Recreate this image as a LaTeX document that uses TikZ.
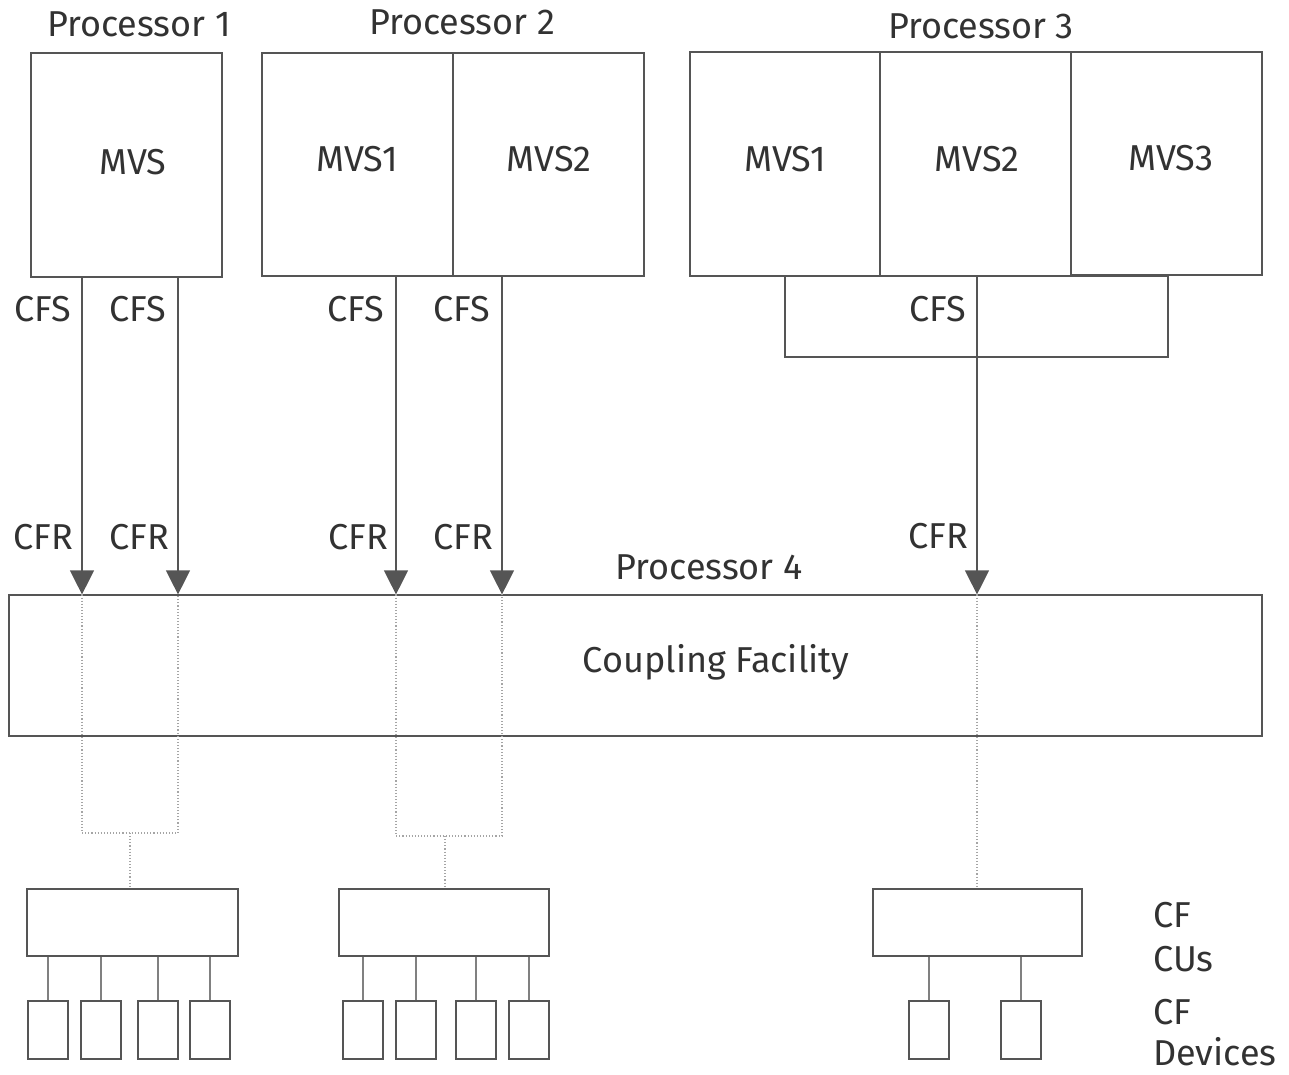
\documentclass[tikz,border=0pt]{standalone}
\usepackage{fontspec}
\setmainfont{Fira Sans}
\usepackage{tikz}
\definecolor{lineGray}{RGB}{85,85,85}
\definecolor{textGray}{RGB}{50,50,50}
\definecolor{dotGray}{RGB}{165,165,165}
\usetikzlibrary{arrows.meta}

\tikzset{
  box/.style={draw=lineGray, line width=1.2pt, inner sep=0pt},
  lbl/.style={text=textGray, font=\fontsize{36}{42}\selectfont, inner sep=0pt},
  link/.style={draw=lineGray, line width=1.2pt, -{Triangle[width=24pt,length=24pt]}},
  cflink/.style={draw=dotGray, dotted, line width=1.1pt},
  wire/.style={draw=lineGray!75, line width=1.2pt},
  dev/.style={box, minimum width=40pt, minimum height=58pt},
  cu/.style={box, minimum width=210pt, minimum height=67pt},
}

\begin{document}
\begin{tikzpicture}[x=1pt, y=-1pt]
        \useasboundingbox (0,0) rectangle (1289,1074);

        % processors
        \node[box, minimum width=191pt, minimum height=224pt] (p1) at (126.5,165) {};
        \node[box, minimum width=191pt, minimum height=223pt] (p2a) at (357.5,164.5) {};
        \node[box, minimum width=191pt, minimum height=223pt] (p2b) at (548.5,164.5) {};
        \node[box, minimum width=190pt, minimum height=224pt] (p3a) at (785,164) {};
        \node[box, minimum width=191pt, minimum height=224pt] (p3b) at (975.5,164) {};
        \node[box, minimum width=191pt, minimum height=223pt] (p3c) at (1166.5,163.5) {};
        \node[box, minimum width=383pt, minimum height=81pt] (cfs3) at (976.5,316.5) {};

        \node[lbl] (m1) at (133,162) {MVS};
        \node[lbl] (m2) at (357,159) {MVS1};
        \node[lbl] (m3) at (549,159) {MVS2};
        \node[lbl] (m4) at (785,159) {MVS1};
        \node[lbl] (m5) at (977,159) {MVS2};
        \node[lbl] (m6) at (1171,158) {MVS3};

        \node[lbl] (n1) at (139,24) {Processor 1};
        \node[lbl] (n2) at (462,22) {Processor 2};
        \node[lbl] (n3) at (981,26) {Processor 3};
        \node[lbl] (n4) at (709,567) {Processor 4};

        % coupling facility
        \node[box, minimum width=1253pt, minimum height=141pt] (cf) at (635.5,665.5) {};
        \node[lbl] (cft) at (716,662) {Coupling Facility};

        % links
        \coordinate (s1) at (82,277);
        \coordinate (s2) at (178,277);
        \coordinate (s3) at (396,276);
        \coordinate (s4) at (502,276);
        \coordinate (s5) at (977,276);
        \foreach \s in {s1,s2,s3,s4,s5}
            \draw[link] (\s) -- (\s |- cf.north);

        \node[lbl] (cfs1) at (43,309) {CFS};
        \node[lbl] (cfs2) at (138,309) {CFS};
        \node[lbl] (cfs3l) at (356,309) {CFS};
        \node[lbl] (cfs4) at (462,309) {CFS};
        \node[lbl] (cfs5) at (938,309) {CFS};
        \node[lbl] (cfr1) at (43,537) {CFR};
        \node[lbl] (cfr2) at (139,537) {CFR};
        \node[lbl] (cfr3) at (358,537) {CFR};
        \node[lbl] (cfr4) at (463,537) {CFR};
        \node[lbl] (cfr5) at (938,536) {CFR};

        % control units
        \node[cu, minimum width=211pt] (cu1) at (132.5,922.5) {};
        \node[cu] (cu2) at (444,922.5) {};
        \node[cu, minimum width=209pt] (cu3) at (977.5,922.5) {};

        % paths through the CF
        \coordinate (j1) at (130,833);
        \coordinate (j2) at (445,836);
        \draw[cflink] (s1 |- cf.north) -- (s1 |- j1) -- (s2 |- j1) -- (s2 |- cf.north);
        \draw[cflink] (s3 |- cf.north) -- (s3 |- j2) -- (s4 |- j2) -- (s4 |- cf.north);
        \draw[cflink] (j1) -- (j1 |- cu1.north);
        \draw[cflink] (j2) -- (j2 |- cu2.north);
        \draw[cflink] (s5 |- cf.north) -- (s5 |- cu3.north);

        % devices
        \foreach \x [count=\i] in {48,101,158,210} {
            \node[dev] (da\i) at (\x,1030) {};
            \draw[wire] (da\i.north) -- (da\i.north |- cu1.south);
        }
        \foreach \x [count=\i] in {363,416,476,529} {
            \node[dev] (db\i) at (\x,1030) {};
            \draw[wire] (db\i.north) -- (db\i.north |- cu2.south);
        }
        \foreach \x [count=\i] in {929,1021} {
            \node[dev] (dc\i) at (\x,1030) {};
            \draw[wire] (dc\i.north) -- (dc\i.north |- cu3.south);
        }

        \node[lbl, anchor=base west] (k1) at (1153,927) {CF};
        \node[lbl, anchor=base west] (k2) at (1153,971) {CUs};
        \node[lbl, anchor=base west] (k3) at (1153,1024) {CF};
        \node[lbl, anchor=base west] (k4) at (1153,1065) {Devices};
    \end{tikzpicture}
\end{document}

Exercise brief:
Your copy of the data should match it exactly, except that pictures are left out.

Task answer:
Recreate this image as a LaTeX document that uses TikZ.
\documentclass[tikz,border=0pt]{standalone}
\usepackage{fontspec}
\setmainfont{Fira Sans}
\usepackage{tikz}
\definecolor{lineGray}{RGB}{85,85,85}
\definecolor{textGray}{RGB}{50,50,50}
\definecolor{dotGray}{RGB}{165,165,165}
\usetikzlibrary{arrows.meta}

\tikzset{
  box/.style={draw=lineGray, line width=1.2pt, inner sep=0pt},
  lbl/.style={text=textGray, font=\fontsize{36}{42}\selectfont, inner sep=0pt},
  link/.style={draw=lineGray, line width=1.2pt, -{Triangle[width=24pt,length=24pt]}},
  cflink/.style={draw=dotGray, dotted, line width=1.1pt},
  wire/.style={draw=lineGray!75, line width=1.2pt},
  dev/.style={box, minimum width=40pt, minimum height=58pt},
  cu/.style={box, minimum width=210pt, minimum height=67pt},
}

\begin{document}
\begin{tikzpicture}[x=1pt, y=-1pt]
        \useasboundingbox (0,0) rectangle (1289,1074);

        % processors
        \node[box, minimum width=191pt, minimum height=224pt] (p1) at (126.5,165) {};
        \node[box, minimum width=191pt, minimum height=223pt] (p2a) at (357.5,164.5) {};
        \node[box, minimum width=191pt, minimum height=223pt] (p2b) at (548.5,164.5) {};
        \node[box, minimum width=190pt, minimum height=224pt] (p3a) at (785,164) {};
        \node[box, minimum width=191pt, minimum height=224pt] (p3b) at (975.5,164) {};
        \node[box, minimum width=191pt, minimum height=223pt] (p3c) at (1166.5,163.5) {};
        \node[box, minimum width=383pt, minimum height=81pt] (cfs3) at (976.5,316.5) {};

        \node[lbl] (m1) at (133,162) {MVS};
        \node[lbl] (m2) at (357,159) {MVS1};
        \node[lbl] (m3) at (549,159) {MVS2};
        \node[lbl] (m4) at (785,159) {MVS1};
        \node[lbl] (m5) at (977,159) {MVS2};
        \node[lbl] (m6) at (1171,158) {MVS3};

        \node[lbl] (n1) at (139,24) {Processor 1};
        \node[lbl] (n2) at (462,22) {Processor 2};
        \node[lbl] (n3) at (981,26) {Processor 3};
        \node[lbl] (n4) at (709,567) {Processor 4};

        % coupling facility
        \node[box, minimum width=1253pt, minimum height=141pt] (cf) at (635.5,665.5) {};
        \node[lbl] (cft) at (716,662) {Coupling Facility};

        % links
        \coordinate (s1) at (82,277);
        \coordinate (s2) at (178,277);
        \coordinate (s3) at (396,276);
        \coordinate (s4) at (502,276);
        \coordinate (s5) at (977,276);
        \foreach \s in {s1,s2,s3,s4,s5}
            \draw[link] (\s) -- (\s |- cf.north);

        \node[lbl] (cfs1) at (43,309) {CFS};
        \node[lbl] (cfs2) at (138,309) {CFS};
        \node[lbl] (cfs3l) at (356,309) {CFS};
        \node[lbl] (cfs4) at (462,309) {CFS};
        \node[lbl] (cfs5) at (938,309) {CFS};
        \node[lbl] (cfr1) at (43,537) {CFR};
        \node[lbl] (cfr2) at (139,537) {CFR};
        \node[lbl] (cfr3) at (358,537) {CFR};
        \node[lbl] (cfr4) at (463,537) {CFR};
        \node[lbl] (cfr5) at (938,536) {CFR};

        % control units
        \node[cu, minimum width=211pt] (cu1) at (132.5,922.5) {};
        \node[cu] (cu2) at (444,922.5) {};
        \node[cu, minimum width=209pt] (cu3) at (977.5,922.5) {};

        % paths through the CF
        \coordinate (j1) at (130,833);
        \coordinate (j2) at (445,836);
        \draw[cflink] (s1 |- cf.north) -- (s1 |- j1) -- (s2 |- j1) -- (s2 |- cf.north);
        \draw[cflink] (s3 |- cf.north) -- (s3 |- j2) -- (s4 |- j2) -- (s4 |- cf.north);
        \draw[cflink] (j1) -- (j1 |- cu1.north);
        \draw[cflink] (j2) -- (j2 |- cu2.north);
        \draw[cflink] (s5 |- cf.north) -- (s5 |- cu3.north);

        % devices
        \foreach \x [count=\i] in {48,101,158,210} {
            \node[dev] (da\i) at (\x,1030) {};
            \draw[wire] (da\i.north) -- (da\i.north |- cu1.south);
        }
        \foreach \x [count=\i] in {363,416,476,529} {
            \node[dev] (db\i) at (\x,1030) {};
            \draw[wire] (db\i.north) -- (db\i.north |- cu2.south);
        }
        \foreach \x [count=\i] in {929,1021} {
            \node[dev] (dc\i) at (\x,1030) {};
            \draw[wire] (dc\i.north) -- (dc\i.north |- cu3.south);
        }

        \node[lbl, anchor=base west] (k1) at (1153,927) {CF};
        \node[lbl, anchor=base west] (k2) at (1153,971) {CUs};
        \node[lbl, anchor=base west] (k3) at (1153,1024) {CF};
        \node[lbl, anchor=base west] (k4) at (1153,1065) {Devices};
    \end{tikzpicture}
\end{document}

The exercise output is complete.